◆ **PROBLEM DETAILS**:
All of the records below must be output exactly, with no pictures carried over.

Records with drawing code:
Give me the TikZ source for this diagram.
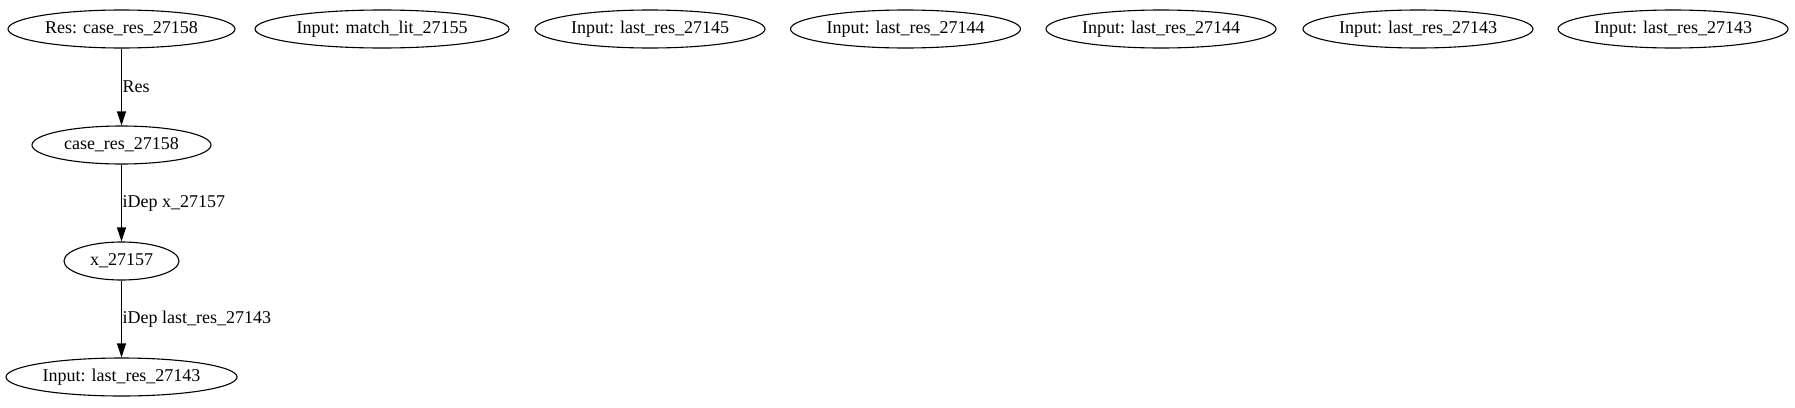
\documentclass[tikz,border=0pt]{standalone}
\usepackage{fontspec}
\setmainfont{Liberation Serif}
\usetikzlibrary{shapes,shapes.geometric,arrows.meta,positioning}
\begin{document}
\begin{tikzpicture}[x=1pt,y=-1pt]
            \tikzstyle{every node} = [align=center, draw, ellipse, inner sep=0pt, minimum height=38pt, line width=1.1pt, font=\fontsize{18}{21}\selectfont, node distance=116pt]
            \tikzstyle{lbl} = [draw=none, rectangle, anchor=west, inner sep=0.5pt, minimum height=0pt]
            \useasboundingbox (0,0) rectangle (1795,407);
            \node[minimum width=227pt] (res) at (121.5,29) {Res: case\_res\_27158};
            \node[below of=res, minimum width=179pt](case){case\_res\_27158};
            \node[below of=case, minimum width=115pt](x){x\_27157};
            \node[below of=x, minimum width=231pt](in){Input: last\_res\_27143};

            \node[right of=res, node distance=260.5pt, minimum width=254pt](lit){Input: match\_lit\_27155};
            \node[right of=lit, node distance=268pt, minimum width=230pt](in1){Input: last\_res\_27145};
            \node[right of=in1, node distance=255.5pt, minimum width=230pt](in2){Input: last\_res\_27144};
            \node[right of=in2, node distance=255.5pt, minimum width=230pt](in3){Input: last\_res\_27144};
            \node[right of=in3, node distance=257pt, minimum width=230pt](in4){Input: last\_res\_27143};
            \node[right of=in4, node distance=255pt, minimum width=230pt](in5){Input: last\_res\_27143};

            \path[-{Triangle[length=14pt,width=9pt]}, line width=1.1pt] (res) edge node[lbl](){Res} (case);
            \path[-{Triangle[length=14pt,width=9pt]}, line width=1.1pt] (case) edge node[lbl](){iDep x\_27157} (x);
            \path[-{Triangle[length=14pt,width=9pt]}, line width=1.1pt] (x) edge node[lbl](){iDep last\_res\_27143} (in);
      \end{tikzpicture}
\end{document}
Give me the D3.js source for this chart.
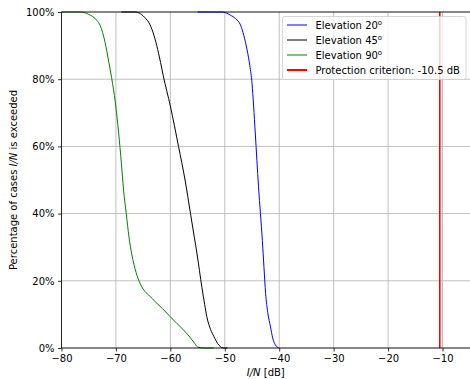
<!DOCTYPE html>
<html><head><meta charset="utf-8">
<script src="https://cdn.jsdelivr.net/npm/d3@7"></script>
<style>body{margin:0;background:#fff}svg{display:block;font-family:"DejaVu Sans",sans-serif}</style>
</head><body><svg id="c" width="470" height="379"></svg>
<script>
const xTicks = [-80,-70,-60,-50,-40,-30,-20,-10];
const yTicks = [0,20,40,60,80,100];
const criterion = -10.5;
const elev20 = [[-55,100],[-50.5,100],[-49,99.1],[-48,98],[-47.1,96.1],[-46.5,93],[-45.9,88.7],[-45.4,84],[-45,78.8],[-44.7,72],[-44.4,64],[-43.8,48],[-43.1,32],[-42.8,24],[-42.5,16.3],[-42.1,10.5],[-41.6,6.3],[-41.2,3],[-40.7,0.9],[-40.3,0.2],[-40,0]];
const elev45 = [[-69,100],[-66.5,100],[-65.5,99.5],[-64.5,98],[-64,97],[-63.2,94],[-62.5,90],[-61.8,85],[-61.3,81],[-60,72],[-58.5,60],[-57.3,50],[-56.3,40],[-55.6,33],[-55.1,28],[-54.2,18],[-53.7,13],[-53.3,9.3],[-52.6,5.5],[-52,3.4],[-51.3,1.3],[-50.8,0.4],[-50.3,0],[-49.5,0]];
const elev90 = [[-80,100],[-76.5,100],[-75,99.3],[-73.5,97.5],[-72.9,96],[-72,91],[-71.3,85],[-70.8,80.5],[-70.1,73],[-69.5,64],[-69,55],[-68.6,47],[-68.1,40],[-67.6,33],[-67.1,28],[-66.3,22.5],[-65.5,19],[-64.5,16.5],[-64,15.8],[-62.8,13.8],[-61.5,11.8],[-60,9.3],[-58.8,7.3],[-57.6,5.4],[-56.3,3],[-55.5,1.3],[-55,0.3],[-54,0],[-52,0]];
const seriesNames = ["Elevation 20","Elevation 45","Elevation 90"];
const seriesColors = ["#0000ff","#000000","#008000"];
const criterionLabel = "Protection criterion: -10.5 dB";

const svg = d3.select("#c");
const L=61.5, T=12, B=348;
const x = d3.scaleLinear().domain([-80,-10]).range([L,442.5]);
const R = 470;
const y = d3.scaleLinear().domain([0,100]).range([B,T]);

// grid
const g = svg.append("g");
g.selectAll(".gx").data(xTicks).enter().append("line")
 .attr("x1",d=>x(d)).attr("x2",d=>x(d)).attr("y1",T).attr("y2",B)
 .attr("stroke","#b0b0b0").attr("stroke-width",0.8);
g.selectAll(".gy").data(yTicks).enter().append("line")
 .attr("x1",L).attr("x2",R).attr("y1",d=>y(d)).attr("y2",d=>y(d))
 .attr("stroke","#b0b0b0").attr("stroke-width",0.8);

const line = d3.line().x(d=>x(d[0])).y(d=>y(d[1])).curve(d3.curveMonotoneX);
[elev20,elev45,elev90].forEach((s,i)=>{
  svg.append("path").datum(s).attr("d",line).attr("fill","none")
   .attr("stroke",seriesColors[i]).attr("stroke-width",1);
});
svg.append("line").attr("x1",x(criterion)).attr("x2",x(criterion)).attr("y1",T).attr("y2",B)
 .attr("stroke","#ff0000").attr("stroke-width",1.6);

// axes
const xa = svg.append("g").attr("transform",`translate(0,${B})`)
 .call(d3.axisBottom(x).tickValues(xTicks).tickSize(3.5).tickPadding(3.5).tickFormat(d=>String(d).replace("-","\u2212")));
const ya = svg.append("g").attr("transform",`translate(${L},0)`)
 .call(d3.axisLeft(y).tickValues(yTicks).tickSize(3.5).tickPadding(3.5).tickFormat(d=>d+"%"));
[xa,ya].forEach(a=>{a.select(".domain").remove();a.selectAll("text").attr("font-size",10).attr("font-family","DejaVu Sans").attr("fill","#000");a.selectAll("line").attr("stroke","#000").attr("stroke-width",0.8);});
// spines (left, top, bottom)
svg.append("path").attr("d",`M${R},${T}H${L}V${B}H${R}`)
 .attr("fill","none").attr("stroke","#000").attr("stroke-width",0.8);

// labels
const xl = svg.append("text").attr("x",(L+R)/2).attr("y",376).attr("text-anchor","middle").attr("font-size",10);
xl.append("tspan").attr("font-style","italic").text("I/N");
xl.append("tspan").text(" [dB]");
const yl = svg.append("text").attr("transform",`translate(17,${(T+B)/2}) rotate(-90)`).attr("text-anchor","middle").attr("font-size",10);
yl.append("tspan").text("Percentage of cases ");
yl.append("tspan").attr("font-style","italic").text("I/N");
yl.append("tspan").text(" is exceeded");

// legend
const lg = svg.append("g");
lg.append("rect").attr("x",282.5).attr("y",16.5).attr("width",183.5).attr("height",63).attr("rx",2.5)
 .attr("fill","#fff").attr("fill-opacity",0.8).attr("stroke","#cccccc").attr("stroke-width",0.8);
const items = seriesNames.map((n,i)=>({n, c:seriesColors[i], w:1, sup:true})).concat([{n:criterionLabel,c:"#ff0000",w:2,sup:false}]);
items.forEach((it,i)=>{
  const yy = 25 + i*15;
  lg.append("line").attr("x1",287).attr("x2",307).attr("y1",yy).attr("y2",yy).attr("stroke",it.c).attr("stroke-width",it.w);
  const t = lg.append("text").attr("x",315.5).attr("y",yy+3.5).attr("font-size",10);
  t.append("tspan").text(it.n);
  if(it.sup) t.append("tspan").attr("dy",-4).attr("font-size",7).text("o");
});
</script></body></html>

◆ **RESPONSE BELOW**:
Give me the TikZ source for this diagram.
\documentclass[tikz,border=0pt]{standalone}
\usepackage{fontspec}
\setmainfont{Liberation Serif}
\usetikzlibrary{shapes,shapes.geometric,arrows.meta,positioning}
\begin{document}
\begin{tikzpicture}[x=1pt,y=-1pt]
            \tikzstyle{every node} = [align=center, draw, ellipse, inner sep=0pt, minimum height=38pt, line width=1.1pt, font=\fontsize{18}{21}\selectfont, node distance=116pt]
            \tikzstyle{lbl} = [draw=none, rectangle, anchor=west, inner sep=0.5pt, minimum height=0pt]
            \useasboundingbox (0,0) rectangle (1795,407);
            \node[minimum width=227pt] (res) at (121.5,29) {Res: case\_res\_27158};
            \node[below of=res, minimum width=179pt](case){case\_res\_27158};
            \node[below of=case, minimum width=115pt](x){x\_27157};
            \node[below of=x, minimum width=231pt](in){Input: last\_res\_27143};

            \node[right of=res, node distance=260.5pt, minimum width=254pt](lit){Input: match\_lit\_27155};
            \node[right of=lit, node distance=268pt, minimum width=230pt](in1){Input: last\_res\_27145};
            \node[right of=in1, node distance=255.5pt, minimum width=230pt](in2){Input: last\_res\_27144};
            \node[right of=in2, node distance=255.5pt, minimum width=230pt](in3){Input: last\_res\_27144};
            \node[right of=in3, node distance=257pt, minimum width=230pt](in4){Input: last\_res\_27143};
            \node[right of=in4, node distance=255pt, minimum width=230pt](in5){Input: last\_res\_27143};

            \path[-{Triangle[length=14pt,width=9pt]}, line width=1.1pt] (res) edge node[lbl](){Res} (case);
            \path[-{Triangle[length=14pt,width=9pt]}, line width=1.1pt] (case) edge node[lbl](){iDep x\_27157} (x);
            \path[-{Triangle[length=14pt,width=9pt]}, line width=1.1pt] (x) edge node[lbl](){iDep last\_res\_27143} (in);
      \end{tikzpicture}
\end{document}
Give me the D3.js source for this chart.
<!DOCTYPE html>
<html><head><meta charset="utf-8">
<script src="https://cdn.jsdelivr.net/npm/d3@7"></script>
<style>body{margin:0;background:#fff}svg{display:block;font-family:"DejaVu Sans",sans-serif}</style>
</head><body><svg id="c" width="470" height="379"></svg>
<script>
const xTicks = [-80,-70,-60,-50,-40,-30,-20,-10];
const yTicks = [0,20,40,60,80,100];
const criterion = -10.5;
const elev20 = [[-55,100],[-50.5,100],[-49,99.1],[-48,98],[-47.1,96.1],[-46.5,93],[-45.9,88.7],[-45.4,84],[-45,78.8],[-44.7,72],[-44.4,64],[-43.8,48],[-43.1,32],[-42.8,24],[-42.5,16.3],[-42.1,10.5],[-41.6,6.3],[-41.2,3],[-40.7,0.9],[-40.3,0.2],[-40,0]];
const elev45 = [[-69,100],[-66.5,100],[-65.5,99.5],[-64.5,98],[-64,97],[-63.2,94],[-62.5,90],[-61.8,85],[-61.3,81],[-60,72],[-58.5,60],[-57.3,50],[-56.3,40],[-55.6,33],[-55.1,28],[-54.2,18],[-53.7,13],[-53.3,9.3],[-52.6,5.5],[-52,3.4],[-51.3,1.3],[-50.8,0.4],[-50.3,0],[-49.5,0]];
const elev90 = [[-80,100],[-76.5,100],[-75,99.3],[-73.5,97.5],[-72.9,96],[-72,91],[-71.3,85],[-70.8,80.5],[-70.1,73],[-69.5,64],[-69,55],[-68.6,47],[-68.1,40],[-67.6,33],[-67.1,28],[-66.3,22.5],[-65.5,19],[-64.5,16.5],[-64,15.8],[-62.8,13.8],[-61.5,11.8],[-60,9.3],[-58.8,7.3],[-57.6,5.4],[-56.3,3],[-55.5,1.3],[-55,0.3],[-54,0],[-52,0]];
const seriesNames = ["Elevation 20","Elevation 45","Elevation 90"];
const seriesColors = ["#0000ff","#000000","#008000"];
const criterionLabel = "Protection criterion: -10.5 dB";

const svg = d3.select("#c");
const L=61.5, T=12, B=348;
const x = d3.scaleLinear().domain([-80,-10]).range([L,442.5]);
const R = 470;
const y = d3.scaleLinear().domain([0,100]).range([B,T]);

// grid
const g = svg.append("g");
g.selectAll(".gx").data(xTicks).enter().append("line")
 .attr("x1",d=>x(d)).attr("x2",d=>x(d)).attr("y1",T).attr("y2",B)
 .attr("stroke","#b0b0b0").attr("stroke-width",0.8);
g.selectAll(".gy").data(yTicks).enter().append("line")
 .attr("x1",L).attr("x2",R).attr("y1",d=>y(d)).attr("y2",d=>y(d))
 .attr("stroke","#b0b0b0").attr("stroke-width",0.8);

const line = d3.line().x(d=>x(d[0])).y(d=>y(d[1])).curve(d3.curveMonotoneX);
[elev20,elev45,elev90].forEach((s,i)=>{
  svg.append("path").datum(s).attr("d",line).attr("fill","none")
   .attr("stroke",seriesColors[i]).attr("stroke-width",1);
});
svg.append("line").attr("x1",x(criterion)).attr("x2",x(criterion)).attr("y1",T).attr("y2",B)
 .attr("stroke","#ff0000").attr("stroke-width",1.6);

// axes
const xa = svg.append("g").attr("transform",`translate(0,${B})`)
 .call(d3.axisBottom(x).tickValues(xTicks).tickSize(3.5).tickPadding(3.5).tickFormat(d=>String(d).replace("-","\u2212")));
const ya = svg.append("g").attr("transform",`translate(${L},0)`)
 .call(d3.axisLeft(y).tickValues(yTicks).tickSize(3.5).tickPadding(3.5).tickFormat(d=>d+"%"));
[xa,ya].forEach(a=>{a.select(".domain").remove();a.selectAll("text").attr("font-size",10).attr("font-family","DejaVu Sans").attr("fill","#000");a.selectAll("line").attr("stroke","#000").attr("stroke-width",0.8);});
// spines (left, top, bottom)
svg.append("path").attr("d",`M${R},${T}H${L}V${B}H${R}`)
 .attr("fill","none").attr("stroke","#000").attr("stroke-width",0.8);

// labels
const xl = svg.append("text").attr("x",(L+R)/2).attr("y",376).attr("text-anchor","middle").attr("font-size",10);
xl.append("tspan").attr("font-style","italic").text("I/N");
xl.append("tspan").text(" [dB]");
const yl = svg.append("text").attr("transform",`translate(17,${(T+B)/2}) rotate(-90)`).attr("text-anchor","middle").attr("font-size",10);
yl.append("tspan").text("Percentage of cases ");
yl.append("tspan").attr("font-style","italic").text("I/N");
yl.append("tspan").text(" is exceeded");

// legend
const lg = svg.append("g");
lg.append("rect").attr("x",282.5).attr("y",16.5).attr("width",183.5).attr("height",63).attr("rx",2.5)
 .attr("fill","#fff").attr("fill-opacity",0.8).attr("stroke","#cccccc").attr("stroke-width",0.8);
const items = seriesNames.map((n,i)=>({n, c:seriesColors[i], w:1, sup:true})).concat([{n:criterionLabel,c:"#ff0000",w:2,sup:false}]);
items.forEach((it,i)=>{
  const yy = 25 + i*15;
  lg.append("line").attr("x1",287).attr("x2",307).attr("y1",yy).attr("y2",yy).attr("stroke",it.c).attr("stroke-width",it.w);
  const t = lg.append("text").attr("x",315.5).attr("y",yy+3.5).attr("font-size",10);
  t.append("tspan").text(it.n);
  if(it.sup) t.append("tspan").attr("dy",-4).attr("font-size",7).text("o");
});
</script></body></html>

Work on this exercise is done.